Fran, Pozoblanco y el corazón

| 14 AGOSTO 2015 | ACTUALIZADO: 14 AGOSTO 2015 7:41

Francisco Rivera ha sufrido una cogida en Huesca, se lo llevaron en hombros al limbo de la cirugía mayor. Algunos han aprovechado para congratularse o, sin llegar a tanto, para hacer una inoportuna declaración de principios animalistas, como si el trance de muerte de un ser humano fuese un momento adecuado para recordarnos al resto sus ñoñas confusiones morales. Pero Fran vino al mundo y se hizo hombre en medio de una blanca floración de flashes, una de las dos corolas de blancura en las que extravió a su madre sin extraviarse nunca a sí mismo. Me imagino que al diestro le importa poco la opinión de los incultos y la habrá despejado de su pensamiento como hojarasca molesta; yo, con su permiso, voy a hacer lo propio.

A Fran la afición le llama “Paquirri”, e insisten los periodistas estos días en el alias, queriendo trazar un emparejamiento macabro con la tragedia del padre. Al lenguaje de la gente le brotan, a veces, caprichos que son hallazgos literarios, como este homenaje híbrido de crueldad y belleza. Pero a Fran va a salvarle la vida el tiempo transcurrido desde aquella tarde fatal de 1984 en Pozoblanco, los avances producidos en este ínterin en que nuestro país ha transitado con más gloria que pena. En España ya no se nos mueren los toreros, y eso es algo, aunque la muerte nos la sigan trayendo a domicilio los turistas del balconing y esos otros náufragos callados del Estrecho, tragedia innumerable, tristísima guirnalda de algas negras sobre la arena de cada verano. La muerte la trae un Mediterráneo que es, también, el mar de la lidia, de los ritos ancestrales de la tauromaquia con cuyas escenas decoraban los cretenses sus palacios minoicos, antes de que Jaime Botín lo surcase a bordo de un picasso.

No creo que Rivera Ordóñez vaya a pasar a la historia como figura señera de ese arte tan prolongado; uno no es entendido, pero quienes sí lo son siempre consideraron que las hembras se le dieron mejor que las reses. Su mérito principal es haber aportado al colorín de los noventa la necesaria pincelada del folklore. Sin personajes como él, todo serían las paperas de Neymar y el culo de la Kardashian, el famoseo futbolístico o de importación, el apabullante colonialismo cultural de la MTV y el apabullante vacío cultural de Mediaset. Hoy el cuore está denostadísimo, pero hubo un tiempo en este país, que arrancó en la Transición, en que la información de sociedad lindaba con la actualidad cultural, con grandes áreas de soberanía compartida, y era una especie de sopa ligera de trasiego fácil pero con picatostes de gran valor nutritivo. Los que ya empezamos a dudar al calificarnos de jóvenes aún recordamos cuando, entre los crochet de Pedro Carrasco y la teta política de la Estrada, asomaba en las páginas de sociedad el egregio retrato de Cela, como un sabueso mofletudo y pensativo, la interviú de personalidad a la Caballé o la semblanza del político de turno. Ofrecían un retrato de la sociedad pintoresco, sí, y abigarrado, pero que era, en todo caso, algo menos molesto que el actual. Por comparación con éste, había un interés por auscultar el espectro humano y social en toda su amplitud, y los personajes de la alta cultura iban de buen grado a sumarse a aquel retablo periodístico.

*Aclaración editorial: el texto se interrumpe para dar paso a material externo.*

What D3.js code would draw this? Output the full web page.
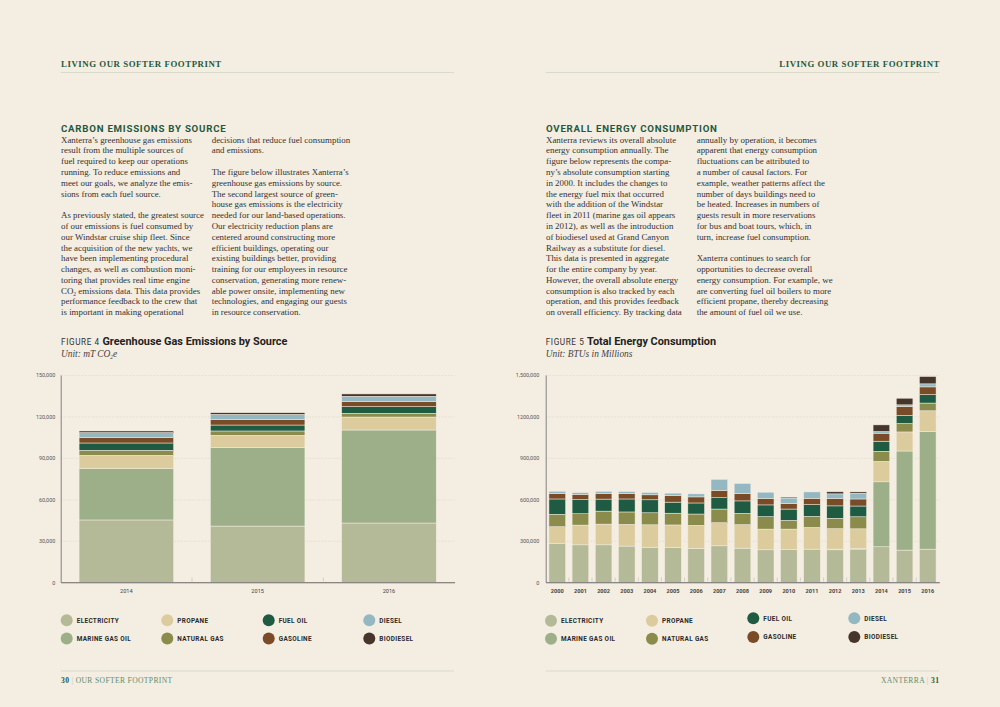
<!DOCTYPE html>
<html>
<head>
<meta charset="utf-8">
<script src="https://cdn.jsdelivr.net/npm/d3@7"></script>
<style>
  html, body { margin: 0; padding: 0; background: #f4ede1; }
  svg { display: block; }
</style>
</head>
<body>
<svg id="page"></svg>
<script>
// ---- data ----
let seriesNames = ["ELECTRICITY", "MARINE GAS OIL", "PROPANE", "NATURAL GAS", "FUEL OIL", "GASOLINE", "DIESEL", "BIODIESEL"];
let seriesKeys = ["electricity", "marineGasOil", "propane", "naturalGas", "fuelOil", "gasoline", "diesel", "biodiesel"];
let seriesColors = ["#b4b997", "#9caf88", "#dccb9d", "#8b8b4b", "#1f5a43", "#7a4b27", "#93b8c1", "#46352a"];

// figure 4 - mT CO2e
let ghgYears = ["2014", "2015", "2016"];
let ghgElectricity = [45100, 40700, 42900];
let ghgMarineGasOil = [37100, 57000, 67300];
let ghgPropane = [9700, 8700, 9400];
let ghgNaturalGas = [3600, 3100, 2700];
let ghgFuelOil = [5300, 4300, 4800];
let ghgGasoline = [3800, 4100, 3600];
let ghgDiesel = [3700, 3600, 3900];
let ghgBiodiesel = [1200, 1200, 1700];
let ghgTicks = [0, 30000, 60000, 90000, 120000, 150000];
let ghgTickLabels = ["0", "30,000", "60,000", "90,000", "120,000", "150,000"];

// figure 5 - BTUs in millions
let energyYears = ["2000", "2001", "2002", "2003", "2004", "2005", "2006", "2007", "2008", "2009", "2010", "2011", "2012", "2013", "2014", "2015", "2016"];
let energyElectricity = [283000, 271000, 271000, 262000, 254000, 250000, 245000, 264000, 247000, 235000, 237000, 240000, 235000, 237000, 257000, 233000, 240000];
let energyMarineGasOil = [0, 0, 0, 0, 0, 0, 0, 0, 0, 0, 0, 0, 5000, 7000, 470000, 717000, 853000];
let energyPropane = [119000, 143000, 150000, 157000, 162000, 165000, 167000, 167000, 170000, 150000, 148000, 157000, 148000, 143000, 148000, 138000, 148000];
let energyNaturalGas = [90000, 82000, 94000, 90000, 87000, 85000, 82000, 99000, 82000, 90000, 63000, 80000, 75000, 87000, 73000, 61000, 56000];
let energyFuelOil = [111000, 102000, 87000, 94000, 94000, 80000, 80000, 82000, 90000, 85000, 82000, 85000, 90000, 78000, 73000, 58000, 61000];
let energyGasoline = [39000, 39000, 39000, 39000, 36000, 48000, 44000, 53000, 53000, 46000, 39000, 46000, 53000, 51000, 58000, 65000, 56000];
let energyDiesel = [17000, 12000, 17000, 15000, 17000, 17000, 22000, 80000, 73000, 46000, 41000, 46000, 34000, 41000, 12000, 12000, 22000];
let energyBiodiesel = [0, 0, 0, 0, 0, 0, 0, 0, 0, 0, 7000, 0, 15000, 10000, 48000, 48000, 53000];
let energyTicks = [0, 300000, 600000, 900000, 1200000, 1500000];
let energyTickLabels = ["0", "300,000", "600,000", "900,000", "1200,000", "1,500,000"];

// ---- text ----
let leftCol1 = [
  "Xanterra’s greenhouse gas emissions",
  "result from the multiple sources of",
  "fuel required to keep our operations",
  "running. To reduce emissions and",
  "meet our goals, we analyze the emis-",
  "sions from each fuel source.",
  "",
  "As previously stated, the greatest source",
  "of our emissions is fuel consumed by",
  "our Windstar cruise ship fleet. Since",
  "the acquisition of the new yachts, we",
  "have been implementing procedural",
  "changes, as well as combustion moni-",
  "toring that provides real time engine",
  "CO|2| emissions data. This data provides",
  "performance feedback to the crew that",
  "is important in making operational"
];
let leftCol2 = [
  "decisions that reduce fuel consumption",
  "and emissions.",
  "",
  "The figure below illustrates Xanterra’s",
  "greenhouse gas emissions by source.",
  "The second largest source of green-",
  "house gas emissions is the electricity",
  "needed for our land-based operations.",
  "Our electricity reduction plans are",
  "centered around constructing more",
  "efficient buildings, operating our",
  "existing buildings better, providing",
  "training for our employees in resource",
  "conservation, generating more renew-",
  "able power onsite, implementing new",
  "technologies, and engaging our guests",
  "in resource conservation."
];
let rightCol1 = [
  "Xanterra reviews its overall absolute",
  "energy consumption annually. The",
  "figure below represents the compa-",
  "ny’s absolute consumption starting",
  "in 2000. It includes the changes to",
  "the energy fuel mix that occurred",
  "with the addition of the Windstar",
  "fleet in 2011 (marine gas oil appears",
  "in 2012), as well as the introduction",
  "of biodiesel used at Grand Canyon",
  "Railway as a substitute for diesel.",
  "This data is presented in aggregate",
  "for the entire company by year.",
  "However, the overall absolute energy",
  "consumption is also tracked by each",
  "operation, and this provides feedback",
  "on overall efficiency. By tracking data"
];
let rightCol2 = [
  "annually by operation, it becomes",
  "apparent that energy consumption",
  "fluctuations can be attributed to",
  "a number of causal factors. For",
  "example, weather patterns affect the",
  "number of days buildings need to",
  "be heated. Increases in numbers of",
  "guests result in more reservations",
  "for bus and boat tours, which, in",
  "turn, increase fuel consumption.",
  "",
  "Xanterra continues to search for",
  "opportunities to decrease overall",
  "energy consumption. For example, we",
  "are converting fuel oil boilers to more",
  "efficient propane, thereby decreasing",
  "the amount of fuel oil we use."
];

let width = 1000;
let height = 707;
let green = "#1f5a3e";
let serif = "'Liberation Serif', serif";
let sans = "Roboto, 'Liberation Sans', sans-serif";

let svg = d3.select("#page").attr("width", width).attr("height", height);

svg.append("rect").attr("width", width).attr("height", height).attr("fill", "#f4ede1");

// ---- page furniture ----
let drawRunningHead = (x, anchor) => {
  svg.append("text")
    .attr("x", x).attr("y", 67)
    .attr("text-anchor", anchor)
    .style("font-family", serif).style("font-weight", "bold")
    .style("font-size", "8.8px").style("letter-spacing", "0.55px")
    .attr("fill", green)
    .text("LIVING OUR SOFTER FOOTPRINT");
};
drawRunningHead(61, "start");
drawRunningHead(940, "end");

[[60.7, 454], [545.7, 939.3]].forEach(([x1, x2]) => {
  svg.append("line").attr("x1", x1).attr("x2", x2).attr("y1", 72.5).attr("y2", 72.5)
    .attr("stroke", "#d7dbc9").attr("stroke-width", 1);
  svg.append("line").attr("x1", x1).attr("x2", x2).attr("y1", 671).attr("y2", 671)
    .attr("stroke", "#d7dbc9").attr("stroke-width", 1);
});

let drawHeading = (x, txt) => {
  svg.append("text")
    .attr("x", x).attr("y", 132)
    .style("font-family", sans).style("font-weight", "bold")
    .style("font-size", "9.7px").style("letter-spacing", "0.75px")
    .attr("fill", green)
    .text(txt);
};
drawHeading(61, "CARBON EMISSIONS BY SOURCE");
drawHeading(546, "OVERALL ENERGY CONSUMPTION");

let drawColumn = (x, lines) => {
  let t = svg.append("text")
    .style("font-family", serif).style("font-size", "8.9px")
    .attr("fill", "#333");
  lines.forEach((line, i) => {
    let y = 142.7 + i * 10.78;
    if (line.indexOf("|") >= 0) {
      let parts = line.split("|");
      t.append("tspan").attr("x", x).attr("y", y).text(parts[0]);
      t.append("tspan").attr("dy", 2).style("font-size", "5.5px").text(parts[1]);
      t.append("tspan").attr("dy", -2).text(parts[2]);
    } else {
      t.append("tspan").attr("x", x).attr("y", y).text(line);
    }
  });
};
drawColumn(61, leftCol1);
drawColumn(211.7, leftCol2);
drawColumn(546, rightCol1);
drawColumn(696.7, rightCol2);

let drawFigureTitle = (x, num, title, unitParts) => {
  let t = svg.append("text").attr("x", x).attr("y", 345).attr("fill", "#222");
  t.append("tspan").style("font-family", sans).style("font-size", "8.2px")
    .style("letter-spacing", "0.6px").attr("fill", "#333").text("FIGURE " + num + " ");
  t.append("tspan").style("font-family", sans).style("font-weight", "bold")
    .style("font-size", "10.9px").text(title);
  let u = svg.append("text").attr("x", x).attr("y", 357)
    .style("font-family", serif).style("font-style", "italic")
    .style("font-size", "9.4px").attr("fill", "#444");
  u.append("tspan").text(unitParts[0]);
  if (unitParts.length > 1) {
    u.append("tspan").attr("dy", 2).style("font-size", "5.5px").text(unitParts[1]);
    u.append("tspan").attr("dy", -2).text(unitParts[2]);
  }
};
drawFigureTitle(61, 4, "Greenhouse Gas Emissions by Source", ["Unit: mT CO", "2", "e"]);
drawFigureTitle(545.7, 5, "Total Energy Consumption", ["Unit: BTUs in Millions"]);

// ---- charts ----
let drawChart = (cfg) => {
  let rows = cfg.categories.map((c, i) => {
    let r = { category: c };
    seriesKeys.forEach((k, j) => { r[k] = cfg.series[j][i]; });
    return r;
  });
  let stacked = d3.stack().keys(seriesKeys)(rows);

  let xScale = d3.scaleBand()
    .domain(cfg.categories)
    .range([cfg.left, cfg.right])
    .paddingInner(0.28)
    .paddingOuter(0.14);

  let yScale = d3.scaleLinear()
    .domain([0, cfg.max])
    .range([582.3, 375]);

  let g = svg.append("g");

  // gridlines
  let grid = g.append("g")
    .attr("transform", "translate(" + cfg.left + ",0)")
    .call(d3.axisLeft(yScale).tickValues(cfg.ticks.slice(1)).tickSize(-(cfg.right - cfg.left)).tickFormat(""));
  grid.select(".domain").remove();
  grid.selectAll("line").attr("stroke", "#ddd8c9").attr("stroke-width", 0.7).attr("stroke-dasharray", "1.5,1.5");

  // bars
  g.append("g").selectAll("g")
    .data(stacked)
    .enter()
    .append("g")
    .attr("fill", (d, i) => seriesColors[i])
    .selectAll("rect")
    .data((d) => d)
    .enter()
    .append("rect")
    .attr("x", (d) => xScale(d.data.category))
    .attr("width", xScale.bandwidth())
    .attr("y", (d) => yScale(d[1]))
    .attr("height", (d) => Math.max(0, yScale(d[0]) - yScale(d[1])))
    .attr("stroke", (d) => (d[1] - d[0]) > 0 ? "#f3eee3" : "none")
    .attr("stroke-width", 0.5);

  // y axis
  let yAxis = g.append("g")
    .attr("transform", "translate(" + cfg.left + ",0)")
    .call(d3.axisLeft(yScale).tickValues(cfg.ticks).tickSize(0).tickPadding(cfg.labelPad)
      .tickFormat((d, i) => cfg.tickLabels[i]));
  yAxis.select(".domain").attr("stroke", "#777").attr("stroke-width", 0.9);
  yAxis.selectAll("text").style("font-family", sans).style("font-size", "5.4px").attr("fill", "#555");

  // x axis
  let xAxis = g.append("g")
    .attr("transform", "translate(0,582.3)")
    .call(d3.axisBottom(xScale).tickSize(0).tickPadding(6.5));
  xAxis.select(".domain").attr("stroke", "#666").attr("stroke-width", 1.1);
  xAxis.selectAll("text").style("font-family", sans).style("font-size", "5.6px")
    .style("font-weight", cfg.boldYears ? "bold" : "normal").attr("fill", "#444");

  // small separators between bands
  g.append("g").selectAll("line")
    .data(cfg.categories.slice(1))
    .enter()
    .append("line")
    .attr("x1", (d) => xScale(d) - xScale.step() * xScale.paddingInner() / 2)
    .attr("x2", (d) => xScale(d) - xScale.step() * xScale.paddingInner() / 2)
    .attr("y1", 577.5).attr("y2", 581.5)
    .attr("stroke", "#ccc8bb").attr("stroke-width", 0.8);
};

drawChart({
  categories: ghgYears,
  series: [ghgElectricity, ghgMarineGasOil, ghgPropane, ghgNaturalGas, ghgFuelOil, ghgGasoline, ghgDiesel, ghgBiodiesel],
  left: 60.7, right: 454.6, max: 150000,
  ticks: ghgTicks, tickLabels: ghgTickLabels, labelPad: 5.5, boldYears: false
});

drawChart({
  categories: energyYears,
  series: [energyElectricity, energyMarineGasOil, energyPropane, energyNaturalGas, energyFuelOil, energyGasoline, energyDiesel, energyBiodiesel],
  left: 545.7, right: 939.3, max: 1500000,
  ticks: energyTicks, tickLabels: energyTickLabels, labelPad: 6.5, boldYears: true
});

// ---- legends ----
let legendOrder = [0, 2, 4, 6, 1, 3, 5, 7];
let drawLegend = (cols, rowsY) => {
  legendOrder.forEach((s, i) => {
    let col = i % 4;
    let row = Math.floor(i / 4);
    let cx = cols[col];
    let cy = rowsY[col][row];
    svg.append("circle").attr("cx", cx).attr("cy", cy).attr("r", 6).attr("fill", seriesColors[s]);
    svg.append("text").attr("x", cx + 10).attr("y", cy).attr("dy", "0.35em")
      .style("font-family", sans).style("font-weight", "bold")
      .style("font-size", "6.4px").style("letter-spacing", "0.35px")
      .attr("fill", "#2a2a2a")
      .text(seriesNames[s]);
  });
};
drawLegend([66.7, 167.3, 268.7, 369.3], [[620.3, 638.5], [620.3, 638.5], [620.3, 638.5], [620.3, 638.5]]);
drawLegend([551, 652, 753.3, 854.3], [[620.7, 638.7], [620.7, 638.7], [618.3, 637], [618.3, 637]]);

// ---- folios ----
let f1 = svg.append("text").attr("x", 61).attr("y", 683)
  .style("font-family", serif).style("font-size", "7.6px").style("letter-spacing", "0.35px");
f1.append("tspan").style("font-weight", "bold").attr("fill", green).text("30");
f1.append("tspan").attr("fill", "#b9c9b9").text(" | ");
f1.append("tspan").attr("fill", "#5f8f6e").text("OUR SOFTER FOOTPRINT");

let f2 = svg.append("text").attr("x", 939.3).attr("y", 683).attr("text-anchor", "end")
  .style("font-family", serif).style("font-size", "7.6px").style("letter-spacing", "0.35px");
f2.append("tspan").attr("fill", "#5f8f6e").text("XANTERRA");
f2.append("tspan").attr("fill", "#b9c9b9").text(" | ");
f2.append("tspan").style("font-weight", "bold").attr("fill", green).text("31");
</script>
</body>
</html>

Hoy los medios atestiguan los cambios profundos que se han operado en la sociedad, pero uno se barrunta la trampa, y no puede evitar preguntarse si será verdad que la sociedad ha cambiado tanto; si no serán, más bien, los propios medios los que lo han hecho. Es grande la responsabilidad de los periodistas y grande la de los del corazón porque, aunque sea con afán puramente lúdico, fabrican un espejo en que se mira la sociedad. Pero, aunque la sociedad crea verse representada en él con exactitud, no es cierto. La imagen que devuelve ese espejo nunca es fidedigna: es sólo un constructo social más; un producto de los perjuicios, del encuadre, de poner el foco en ciertos asuntos, personajes y actitudes y desdibujar otros, del tocomocho del framing y del agenda setting. Y en esto, como en muchas otras cosas, ocurre en el plano colectivo lo mismo que en la psicología del individuo: la imagen que tenemos de nosotros mismos no es aquello que somos pero sí, a fuerza de creérnosla, aquello en que nos convertimos.